January is National Mentoring Month. Mentoring is close to home for many people, including Commissioner Boyd. One thing you may not know about Commissioner Boyd is that mentoring is something that he is very passionate about. He is involved in several mentoring organizations including Counting Scouting, the Boyd Venture Fund at UT, tnAchieves and Big Brothers Big Sisters. He encourages everyone to get involved in mentoring whenever they have the opportunity. Giving back to your community is a crucial part of making Tennessee the best place to live and work.

In honor of National Mentoring Month, we sat down with Commissioner Boyd to ask him some questions about his mentoring experiences.

1. When did you first get involved with mentoring?

 Informally, I think we all mentor in small ways every day. More formally, being a Cub Scout Den Leader for ten years was my first real mentoring role. I followed that by becoming a Boy Scoutmaster for seven years. A leader’s job is to mentor young boys to learn about values, leadership, self-reliance, service to others and a love for the outdoors. For the last eight years I have been a mentor for four to five students per year in tnAchieves, the support organization for the Tennessee Promise. In this role, my task is to insure they complete the FAFSA, register for college and get off to a successful start. I’ve been a mentor and “Big” to Joseph in Big Brothers Big Sisters for five years. Throughout my career in business over the last 25 years I have been an eager mentor to any entrepreneur wanting to start or having started a new business, along with being a mentor to some of my teammates within the company.

2.   What made you want to be a mentor?

I have been blessed with many great mentors.  My father taught me the value of hard work at an early age and my mother still stresses the importance to always be learning. My first Scoutmaster taught me about leadership and a love of the outdoors. I’ve had a dozen Board members who have taught me countless lessons on how to build and sustain a great company that makes a difference in the world. Now, Governor Haslam has taught me the impact that public service can have. I am indebted to so many for so much, if I dedicate the rest of my life to paying them back by mentoring others, I will still die in debt.

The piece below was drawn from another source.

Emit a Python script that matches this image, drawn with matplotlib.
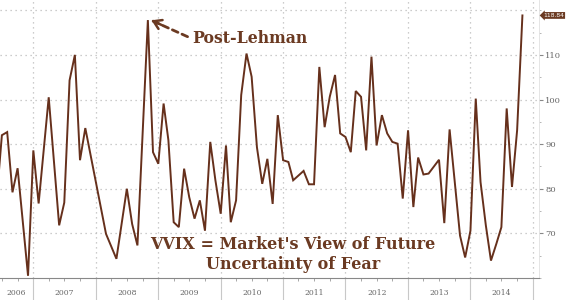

3.   How long have you been mentoring and what organizations are you involved with?

Counting Scouting, I’ve been mentoring for over 20 years. I have mentored entrepreneurs that have gotten grants from the Boyd Venture Fund at UT, students involved in tnAchieves and one young man, Joseph, in Big Brothers Big Sisters.

4.  What is the most rewarding part of mentoring others? 

Mentoring gives us the opportunity to pay forward and pass on all the lessons we have learned in life. One hopes and one can expect that some small word of advice or encouragement can positively change the direction of someone’s life, and in turn make the world a better place.

5. What advice would you give to somebody considering getting involved in mentoring?

At the very next opportunity you have to mentor, just say yes! Every great accomplishment and every great adventure begins with saying yes. Like other forms of giving back, you will receive more than you give. 

6. Why do you think it’s important to be a mentor? 

 It is the essence of the progress of mankind: one generation passing on its knowledge to the next.